The Malbim defines the word “chana” is not just any encampment. It is an encampment made specifically at the end of a journey. It’s certainly been a long journey that we embarked upon from the time of the completion of the Mishkan until the days of Chanukah. Klal Yisroel was almost lost. The war was fought by the very few. The bulk of the nation allowed themselves to be misled and were unaware of the special nature of our destiny. The miraculous defeat of the many, the impure at the hands of the few and the holy brought the nation of Israel to their true destination. On the 25th day they arrived and encamped. It is this that we are celebrating. This is done specifically on the 25th day. The Ben Ish Chai points out that the 25th word in the Torah is “ohr” – light, thus the 25th  day represents the arrival at the final destination where everything is “ohr”, where even evil can be lit up and turned into good.
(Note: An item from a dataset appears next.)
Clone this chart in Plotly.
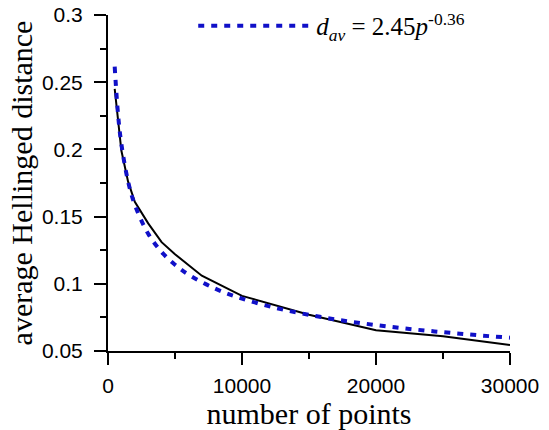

Perhaps now we can understand our minhag of lighting eight lights. In the time of Chanukah, the world of limits came into contact with the world that everything is possible through the will of G-d. The world of seven linked up with the world of eight. The menorah in the Mikdash had eight lights, the seven natural ones and the source of them all from a world beyond our mortal existence. So too, we light eight lights. But it was not an instantaneous process. One must begin the journey within the natural world, see the hand of G-d in nature, only then can one proceed to the level where the laws of nature are suspended. So we do it gradually, day by day, until we have lit for seven days. Then we are prepared to light eight lights.

Each day of Chanukah we have the opportunity to get closer and closer to bringing out the awareness which lies deeply within us. We can rise up from our lowly image of ourselves, shake off the shackles of our limitations, and ultimately be united with the will of HaKodesh Baruch Hu.